Marabout junior mérite qu’on lui consacre un
doctorat en sciences économiques ! Pour la première fois, un éditeur se
posait la question d’une tranche générationnelle précise : les lecteurs
allant de douze à trente ans. Il y avait une prise de conscience des centres
d’intérêt des adolescents, de leurs goûts, de ce qui les faisait rêver. Le
directeur littéraire de Marabout a tout de suite senti que pour propulser cette
collection, il fallait un héros qui incarnerait ses valeurs. Et il va confier
cette mission à celui qui va devenir Henri Vernes. On est donc en face d’un
travail pionnier qui n’aura jamais d’équivalent.
D’autres
séries vont également être lancées par Marabout à la suite du succès de Bob
Morane, mais toutes finiront par s’arrêter vers la fin des années soixante.
Comment expliquer que Bob Morane n’ait pas connu le même déclin ?
Le succès de Bob Morane est foudroyant et sa longévité
est exceptionnelle.

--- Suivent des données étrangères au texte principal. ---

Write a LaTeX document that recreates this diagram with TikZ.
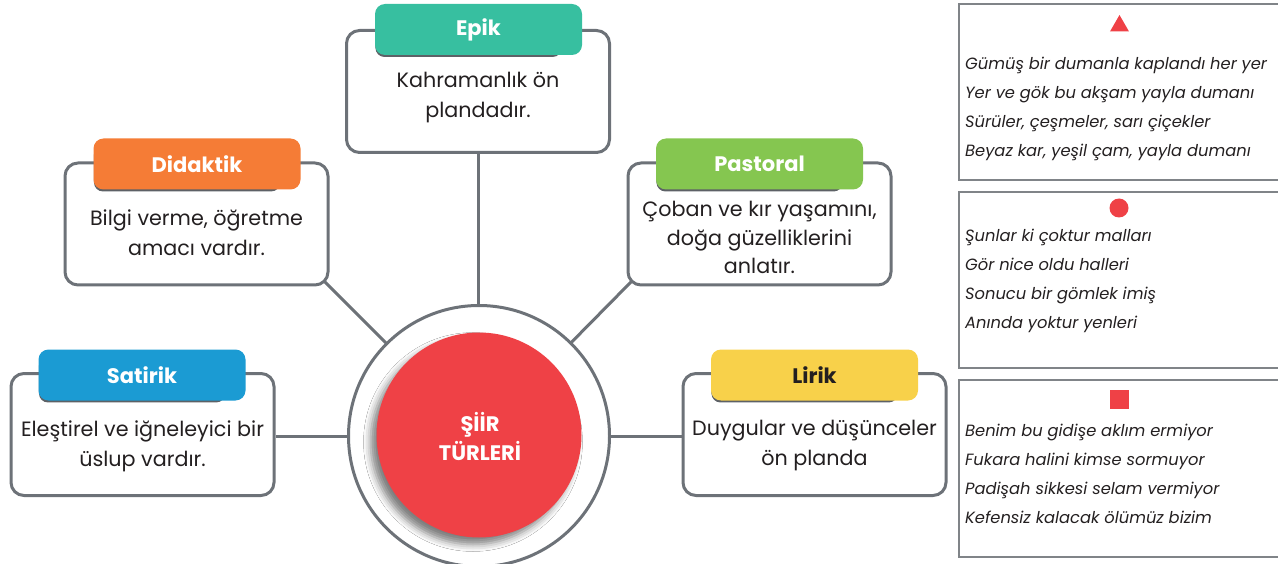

Il y aura effectivement des tentatives pour installer
d’autres séries porteuses. Par exemple, il y a eu une série pour le public des
jeunes filles, Line. Il y a aussi eu Nick Jordan avec André Fernez. Ils ont
également recruté Michel Duino qui a écrit énormément de titres. Il s’est ainsi
créé une équipe d’écrivains « industriels » – cela n’a rien de
péjoratif – qui vont sentir qu’il ne faut plus se tourner vers les grands
personnages historiques, les généraux, les hommes politiques…, mais vers
d’autres figures, des figures qui peuvent enthousiasmer les adolescents. Si
vous suivez la liste des biographies parues dans la collection Marabout junior,
vous découvrirez que ce sont les aviateurs, les explorateurs qui sont mis à
l’honneur. Henri Vernes a commencé par une biographie de ce type chez Marabout
avec Les conquérants de l’Everest. Mais
à un moment, il y a eu le sentiment qu’à côté de ces personnages réels, il fallait
un héros porteur qui incarnerait l’Aventure. C’est Henri Vernes qui va être
capable de réaliser ce projet. Bob Morane résulte de la rencontre entre un
projet éditorial visionnaire et l’imagination débordante d’un écrivain.